A farmer planting sweet potato vines
on a mound in Tambul, Western Highlands. 
While most commercial sweet potato production uses ridges -- this mound method for growing the spuds impressed me because it more or less utilised a moveable garden -- have garden will travel.

Indeed the protocol meshes with my own attempts to make the best of constructing soil on beach sand. It also deals with the challenge of  allowing for several seasons of fallow in the growing of sweet potatoes especially if your space is limited.

While I've relied on sheet mulching to build my garden I've tended to mulch to uniform thickness -- like a carpet. But mulch mounding is likely to suit some vegetables with potatoes being the best candidate. 

And the great thing is that after harvest you simply move your 'mound' contents elsewhere and grow the next crop in the same place with fresh material inputs collected from wherever.

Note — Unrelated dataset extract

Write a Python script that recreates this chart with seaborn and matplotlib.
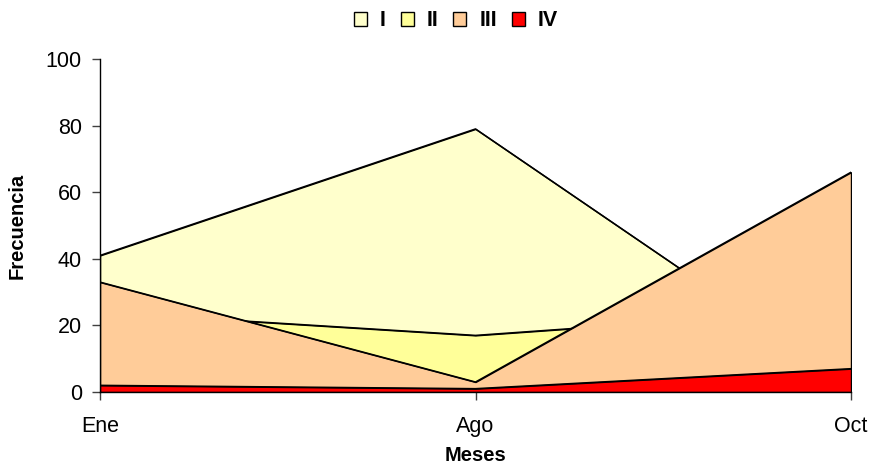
import matplotlib
matplotlib.use("Agg")
import matplotlib.pyplot as plt
import seaborn as sns
import pandas as pd
from matplotlib.patches import Patch

months = ["Ene", "Ago", "Oct"]
series_names = ["I", "II", "III", "IV"]
serie_I = [41, 79, 2]
serie_II = [24, 17, 25]
serie_III = [33, 3, 66]
serie_IV = [2, 1, 7]
colors = ["#FFFFCC", "#FFFF99", "#FFCC99", "#FF0000"]
yticks = [0, 20, 40, 60, 80, 100]

sns.set_theme(style="ticks")
plt.rcParams['font.family'] = ['Liberation Sans', 'DejaVu Sans']
plt.rcParams['text.color'] = 'black'
plt.rcParams['axes.labelcolor'] = 'black'

df = pd.DataFrame({"mes": list(range(len(months))) * 4,
                   "serie": sum([[s] * len(months) for s in series_names], []),
                   "valor": serie_I + serie_II + serie_III + serie_IV})

fig = plt.figure(figsize=(8.72, 4.65), dpi=100)
ax = fig.add_axes([100/872, 1-392/465, 751/872, 333/465])

for i, (name, col) in enumerate(zip(series_names, colors)):
    sub = df[df.serie == name]
    ax.fill_between(sub.mes, 0, sub.valor, facecolor=col, edgecolor="black",
                    linewidth=1.0, zorder=2 + 2 * i)
    sns.lineplot(x=sub.mes, y=sub.valor, ax=ax, color="black", linewidth=1.1,
                 zorder=3 + 2 * i, legend=False)

ax.set_xlim(0, 2)
ax.set_ylim(0, 100)
ax.set_yticks(yticks)
ax.set_xticks(range(len(months)))
ax.set_xticklabels(months)
ax.tick_params(axis="both", labelsize=15.5, direction="out", length=6, width=1,
               color="#404040", labelcolor="black")
ax.tick_params(axis="x", pad=11)
ax.tick_params(axis="y", pad=7)
ax.set_xlabel("Meses", fontsize=14.5, fontweight="bold", labelpad=7)
ax.set_ylabel("Frecuencia", fontsize=14.5, fontweight="bold", labelpad=14)
for s in ["top", "right"]:
    ax.spines[s].set_visible(False)
for s in ["left", "bottom"]:
    ax.spines[s].set_color("black")
    ax.spines[s].set_linewidth(1.0)
    ax.spines[s].set_zorder(20)

handles = [Patch(facecolor=c, edgecolor="black", linewidth=1.0) for c in colors]
leg = fig.legend(handles, series_names, loc="center", bbox_to_anchor=(0.523, 1 - 21/465), ncol=4,
                 frameon=False, prop={"weight": "bold", "size": 15.5},
                 handlelength=0.6, handleheight=0.6, handletextpad=0.6, columnspacing=0.7,
                 borderpad=0.1)

fig.savefig("out.png", dpi=100)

In effect you get to tame this rambler, facilitating care and harvest. The mounds aren't ant hills -- akin to those you'd associate with normal gardening. These are serious structures. They are in effect garden beds that are not shaped as to our norm.

How about that for sweet logic?

This I gotta do. I'm not sure how I'll adapt the business but my next  crop of spuds will begin life in such a home --albeit my best attempt at making one.